= Exercise instructions =
Write out, unaltered, each line from the top of the records below down to the line where "import * as" appears, that line included.

= Supplied records =

========

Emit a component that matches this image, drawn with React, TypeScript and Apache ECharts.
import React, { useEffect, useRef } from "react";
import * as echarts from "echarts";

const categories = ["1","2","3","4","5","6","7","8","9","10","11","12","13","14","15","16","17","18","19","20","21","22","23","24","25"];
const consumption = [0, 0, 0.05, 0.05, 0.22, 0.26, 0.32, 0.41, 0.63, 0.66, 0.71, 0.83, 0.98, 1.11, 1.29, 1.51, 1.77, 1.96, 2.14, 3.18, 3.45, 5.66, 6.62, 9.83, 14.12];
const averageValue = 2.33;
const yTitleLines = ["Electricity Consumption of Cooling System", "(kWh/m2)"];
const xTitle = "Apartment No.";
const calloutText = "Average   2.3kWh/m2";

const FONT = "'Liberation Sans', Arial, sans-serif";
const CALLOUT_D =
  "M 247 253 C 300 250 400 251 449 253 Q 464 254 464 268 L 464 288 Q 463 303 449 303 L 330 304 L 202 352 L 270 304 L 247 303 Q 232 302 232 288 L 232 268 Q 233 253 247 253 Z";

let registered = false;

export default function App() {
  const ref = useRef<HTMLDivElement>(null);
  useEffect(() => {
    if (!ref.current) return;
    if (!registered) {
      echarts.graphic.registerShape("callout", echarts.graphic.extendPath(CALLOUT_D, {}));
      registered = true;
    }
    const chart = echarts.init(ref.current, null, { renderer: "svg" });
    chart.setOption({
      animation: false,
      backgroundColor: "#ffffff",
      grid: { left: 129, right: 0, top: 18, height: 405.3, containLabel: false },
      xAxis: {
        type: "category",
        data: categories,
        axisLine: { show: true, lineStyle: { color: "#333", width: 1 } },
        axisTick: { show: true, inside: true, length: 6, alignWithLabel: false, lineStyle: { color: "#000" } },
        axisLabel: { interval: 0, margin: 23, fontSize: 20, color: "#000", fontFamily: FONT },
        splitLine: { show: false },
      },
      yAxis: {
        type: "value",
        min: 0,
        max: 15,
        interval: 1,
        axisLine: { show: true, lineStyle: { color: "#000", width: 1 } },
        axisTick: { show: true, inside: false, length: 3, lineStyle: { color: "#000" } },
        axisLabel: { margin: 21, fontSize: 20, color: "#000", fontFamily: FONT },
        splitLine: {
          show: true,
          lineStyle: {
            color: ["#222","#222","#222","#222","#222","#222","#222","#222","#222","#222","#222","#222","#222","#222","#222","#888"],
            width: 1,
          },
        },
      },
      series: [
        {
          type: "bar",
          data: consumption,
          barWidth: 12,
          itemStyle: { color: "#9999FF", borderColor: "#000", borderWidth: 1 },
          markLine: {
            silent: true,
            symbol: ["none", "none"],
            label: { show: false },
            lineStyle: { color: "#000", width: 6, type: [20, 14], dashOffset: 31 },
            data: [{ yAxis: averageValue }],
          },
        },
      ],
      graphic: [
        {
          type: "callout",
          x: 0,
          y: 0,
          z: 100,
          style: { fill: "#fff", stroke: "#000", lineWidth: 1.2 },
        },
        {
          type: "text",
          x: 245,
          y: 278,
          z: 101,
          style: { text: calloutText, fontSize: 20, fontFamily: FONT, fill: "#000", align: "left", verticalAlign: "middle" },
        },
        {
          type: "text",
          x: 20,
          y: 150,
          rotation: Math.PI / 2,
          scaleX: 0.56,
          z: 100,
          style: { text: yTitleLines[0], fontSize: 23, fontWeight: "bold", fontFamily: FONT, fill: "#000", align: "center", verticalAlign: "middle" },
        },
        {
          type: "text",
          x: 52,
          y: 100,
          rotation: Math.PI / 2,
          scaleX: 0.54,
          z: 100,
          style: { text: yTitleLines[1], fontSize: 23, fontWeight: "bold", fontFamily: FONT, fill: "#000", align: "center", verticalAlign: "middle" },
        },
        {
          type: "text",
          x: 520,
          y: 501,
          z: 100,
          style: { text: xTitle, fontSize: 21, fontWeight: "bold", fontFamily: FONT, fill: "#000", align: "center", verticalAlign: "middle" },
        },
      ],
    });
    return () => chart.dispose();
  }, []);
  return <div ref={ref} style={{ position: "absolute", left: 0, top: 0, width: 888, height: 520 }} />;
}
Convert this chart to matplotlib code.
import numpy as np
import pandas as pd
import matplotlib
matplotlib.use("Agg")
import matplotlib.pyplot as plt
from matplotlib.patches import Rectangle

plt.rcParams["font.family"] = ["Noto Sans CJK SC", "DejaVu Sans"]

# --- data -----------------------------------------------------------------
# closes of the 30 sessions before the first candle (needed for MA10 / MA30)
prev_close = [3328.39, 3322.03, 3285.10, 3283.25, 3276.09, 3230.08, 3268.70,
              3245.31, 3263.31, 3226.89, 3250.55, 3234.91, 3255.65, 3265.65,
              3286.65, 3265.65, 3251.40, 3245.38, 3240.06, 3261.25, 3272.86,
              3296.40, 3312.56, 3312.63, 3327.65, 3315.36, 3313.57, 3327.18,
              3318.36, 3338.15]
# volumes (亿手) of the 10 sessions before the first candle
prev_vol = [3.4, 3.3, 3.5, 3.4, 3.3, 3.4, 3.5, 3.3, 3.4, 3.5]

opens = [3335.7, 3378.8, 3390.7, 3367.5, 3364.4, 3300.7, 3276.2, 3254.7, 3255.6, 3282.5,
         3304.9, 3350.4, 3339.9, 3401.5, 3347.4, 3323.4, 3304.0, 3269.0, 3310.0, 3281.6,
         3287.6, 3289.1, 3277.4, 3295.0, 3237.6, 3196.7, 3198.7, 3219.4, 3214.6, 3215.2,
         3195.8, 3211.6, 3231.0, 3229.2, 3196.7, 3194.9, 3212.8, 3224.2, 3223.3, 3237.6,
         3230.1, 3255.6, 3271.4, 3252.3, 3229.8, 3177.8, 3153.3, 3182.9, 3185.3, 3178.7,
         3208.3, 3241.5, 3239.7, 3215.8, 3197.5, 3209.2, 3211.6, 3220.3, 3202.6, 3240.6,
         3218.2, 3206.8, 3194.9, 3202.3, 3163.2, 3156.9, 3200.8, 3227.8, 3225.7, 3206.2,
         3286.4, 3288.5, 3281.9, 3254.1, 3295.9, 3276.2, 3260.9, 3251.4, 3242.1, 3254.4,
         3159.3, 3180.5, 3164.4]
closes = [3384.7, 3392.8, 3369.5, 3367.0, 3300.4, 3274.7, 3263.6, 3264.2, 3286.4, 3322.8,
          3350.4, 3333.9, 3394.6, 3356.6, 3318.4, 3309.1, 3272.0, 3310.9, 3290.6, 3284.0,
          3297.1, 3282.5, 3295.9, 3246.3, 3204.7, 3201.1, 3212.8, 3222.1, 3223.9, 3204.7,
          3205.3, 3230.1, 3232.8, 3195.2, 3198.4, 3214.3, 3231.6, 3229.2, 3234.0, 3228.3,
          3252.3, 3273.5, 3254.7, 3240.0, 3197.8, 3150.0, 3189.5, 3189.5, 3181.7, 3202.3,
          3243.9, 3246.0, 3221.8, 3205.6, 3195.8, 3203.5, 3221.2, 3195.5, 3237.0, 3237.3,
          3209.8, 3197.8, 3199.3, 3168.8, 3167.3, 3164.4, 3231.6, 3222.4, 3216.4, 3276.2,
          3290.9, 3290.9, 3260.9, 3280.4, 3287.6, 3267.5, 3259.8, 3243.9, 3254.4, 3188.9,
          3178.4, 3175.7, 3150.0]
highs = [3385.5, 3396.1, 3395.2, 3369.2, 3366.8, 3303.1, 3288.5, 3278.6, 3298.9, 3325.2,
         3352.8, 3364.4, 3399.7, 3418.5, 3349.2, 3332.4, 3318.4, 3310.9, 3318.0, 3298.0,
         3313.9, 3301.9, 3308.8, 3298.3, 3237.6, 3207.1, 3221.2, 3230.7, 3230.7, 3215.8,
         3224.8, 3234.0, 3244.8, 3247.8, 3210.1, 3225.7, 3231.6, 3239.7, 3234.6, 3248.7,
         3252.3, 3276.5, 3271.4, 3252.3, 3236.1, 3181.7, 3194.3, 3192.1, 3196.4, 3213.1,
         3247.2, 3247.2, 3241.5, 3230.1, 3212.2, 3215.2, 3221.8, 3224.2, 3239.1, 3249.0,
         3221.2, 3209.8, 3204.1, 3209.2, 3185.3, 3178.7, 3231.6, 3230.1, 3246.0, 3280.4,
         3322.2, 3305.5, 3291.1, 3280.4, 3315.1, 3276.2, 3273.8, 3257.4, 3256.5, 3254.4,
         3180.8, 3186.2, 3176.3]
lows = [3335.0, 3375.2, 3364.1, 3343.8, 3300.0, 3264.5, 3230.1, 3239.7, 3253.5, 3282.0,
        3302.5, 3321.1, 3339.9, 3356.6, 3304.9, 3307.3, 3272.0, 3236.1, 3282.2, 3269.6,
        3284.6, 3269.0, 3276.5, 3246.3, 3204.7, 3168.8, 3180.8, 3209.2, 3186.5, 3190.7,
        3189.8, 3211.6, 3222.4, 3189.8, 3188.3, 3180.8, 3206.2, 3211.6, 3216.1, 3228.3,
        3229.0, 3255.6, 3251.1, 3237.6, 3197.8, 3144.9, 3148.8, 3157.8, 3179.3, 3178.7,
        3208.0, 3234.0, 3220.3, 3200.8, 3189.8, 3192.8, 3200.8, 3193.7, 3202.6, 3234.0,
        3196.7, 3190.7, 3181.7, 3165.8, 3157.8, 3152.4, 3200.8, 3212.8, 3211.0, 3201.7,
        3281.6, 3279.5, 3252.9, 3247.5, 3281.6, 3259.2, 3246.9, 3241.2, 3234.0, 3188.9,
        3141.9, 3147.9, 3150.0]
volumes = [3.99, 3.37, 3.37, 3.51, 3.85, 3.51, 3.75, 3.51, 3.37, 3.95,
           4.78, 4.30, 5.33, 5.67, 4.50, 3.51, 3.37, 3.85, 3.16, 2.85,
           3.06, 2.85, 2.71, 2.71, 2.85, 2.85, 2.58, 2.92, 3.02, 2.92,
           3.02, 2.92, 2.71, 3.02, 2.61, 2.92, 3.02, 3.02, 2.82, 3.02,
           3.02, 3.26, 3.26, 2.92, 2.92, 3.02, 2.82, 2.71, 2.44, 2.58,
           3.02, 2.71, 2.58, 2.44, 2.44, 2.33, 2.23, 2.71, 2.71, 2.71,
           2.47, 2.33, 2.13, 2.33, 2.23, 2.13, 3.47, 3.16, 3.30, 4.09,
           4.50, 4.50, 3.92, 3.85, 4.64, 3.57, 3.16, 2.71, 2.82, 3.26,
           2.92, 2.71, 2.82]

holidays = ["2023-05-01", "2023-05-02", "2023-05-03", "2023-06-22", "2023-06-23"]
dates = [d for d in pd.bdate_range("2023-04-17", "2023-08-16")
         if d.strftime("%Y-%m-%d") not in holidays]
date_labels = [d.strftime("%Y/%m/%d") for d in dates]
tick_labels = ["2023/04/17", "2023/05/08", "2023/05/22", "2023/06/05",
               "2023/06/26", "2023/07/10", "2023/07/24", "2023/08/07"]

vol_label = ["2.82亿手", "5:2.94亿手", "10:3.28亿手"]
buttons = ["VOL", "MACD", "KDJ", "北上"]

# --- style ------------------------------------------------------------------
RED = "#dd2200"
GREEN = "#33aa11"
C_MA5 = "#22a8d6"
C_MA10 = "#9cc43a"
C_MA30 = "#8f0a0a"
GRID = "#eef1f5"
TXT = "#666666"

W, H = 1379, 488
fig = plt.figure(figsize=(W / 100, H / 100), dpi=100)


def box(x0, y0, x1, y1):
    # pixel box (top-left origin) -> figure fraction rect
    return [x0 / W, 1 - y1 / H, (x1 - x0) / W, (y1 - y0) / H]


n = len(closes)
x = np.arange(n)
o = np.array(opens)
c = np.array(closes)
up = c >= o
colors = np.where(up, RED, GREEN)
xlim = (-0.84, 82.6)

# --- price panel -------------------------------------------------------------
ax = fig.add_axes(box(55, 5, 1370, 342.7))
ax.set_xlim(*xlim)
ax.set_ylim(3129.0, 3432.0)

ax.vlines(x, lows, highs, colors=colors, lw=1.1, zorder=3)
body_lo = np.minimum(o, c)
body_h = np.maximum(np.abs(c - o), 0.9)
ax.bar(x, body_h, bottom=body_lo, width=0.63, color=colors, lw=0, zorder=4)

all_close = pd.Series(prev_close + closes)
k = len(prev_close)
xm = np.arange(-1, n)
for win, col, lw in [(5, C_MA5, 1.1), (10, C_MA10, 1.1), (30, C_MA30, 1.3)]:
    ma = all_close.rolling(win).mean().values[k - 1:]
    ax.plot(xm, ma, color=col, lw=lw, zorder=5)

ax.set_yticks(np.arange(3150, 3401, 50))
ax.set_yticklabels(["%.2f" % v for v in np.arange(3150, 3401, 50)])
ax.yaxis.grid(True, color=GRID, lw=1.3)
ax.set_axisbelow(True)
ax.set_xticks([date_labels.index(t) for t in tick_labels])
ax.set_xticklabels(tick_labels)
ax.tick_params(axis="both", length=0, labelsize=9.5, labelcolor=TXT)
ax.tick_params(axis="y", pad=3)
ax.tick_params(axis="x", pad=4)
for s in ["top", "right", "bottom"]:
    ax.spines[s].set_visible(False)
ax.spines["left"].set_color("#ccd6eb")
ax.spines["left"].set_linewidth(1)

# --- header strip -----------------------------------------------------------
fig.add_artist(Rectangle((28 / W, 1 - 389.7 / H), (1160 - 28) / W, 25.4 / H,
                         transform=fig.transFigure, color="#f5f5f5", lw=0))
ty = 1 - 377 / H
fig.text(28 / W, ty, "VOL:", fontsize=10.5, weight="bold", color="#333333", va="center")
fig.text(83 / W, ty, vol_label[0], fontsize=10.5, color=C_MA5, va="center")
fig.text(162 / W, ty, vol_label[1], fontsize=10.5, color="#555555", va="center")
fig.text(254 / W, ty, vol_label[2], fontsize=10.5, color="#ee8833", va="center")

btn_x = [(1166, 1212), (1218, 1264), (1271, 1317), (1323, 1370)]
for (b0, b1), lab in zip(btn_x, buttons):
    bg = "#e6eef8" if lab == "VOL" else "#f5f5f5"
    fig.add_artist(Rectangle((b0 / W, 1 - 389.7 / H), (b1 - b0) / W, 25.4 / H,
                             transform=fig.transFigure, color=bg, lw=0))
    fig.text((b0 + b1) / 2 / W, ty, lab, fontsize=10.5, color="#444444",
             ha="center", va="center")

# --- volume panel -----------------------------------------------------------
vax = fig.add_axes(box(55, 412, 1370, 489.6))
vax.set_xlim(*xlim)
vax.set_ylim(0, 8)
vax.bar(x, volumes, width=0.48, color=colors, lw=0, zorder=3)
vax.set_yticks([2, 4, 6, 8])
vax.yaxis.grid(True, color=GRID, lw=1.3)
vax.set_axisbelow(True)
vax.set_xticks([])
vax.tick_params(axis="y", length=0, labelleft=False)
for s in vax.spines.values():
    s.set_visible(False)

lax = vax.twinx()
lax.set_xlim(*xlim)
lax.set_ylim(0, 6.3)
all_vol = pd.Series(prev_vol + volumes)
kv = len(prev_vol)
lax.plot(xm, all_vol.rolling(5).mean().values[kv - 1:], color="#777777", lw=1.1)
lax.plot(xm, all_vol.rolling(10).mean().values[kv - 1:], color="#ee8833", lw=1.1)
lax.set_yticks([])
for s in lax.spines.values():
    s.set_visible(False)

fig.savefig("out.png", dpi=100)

========

= Answer to this exercise =
Emit a component that matches this image, drawn with React, TypeScript and Apache ECharts.
import React, { useEffect, useRef } from "react";
import * as echarts from "echarts";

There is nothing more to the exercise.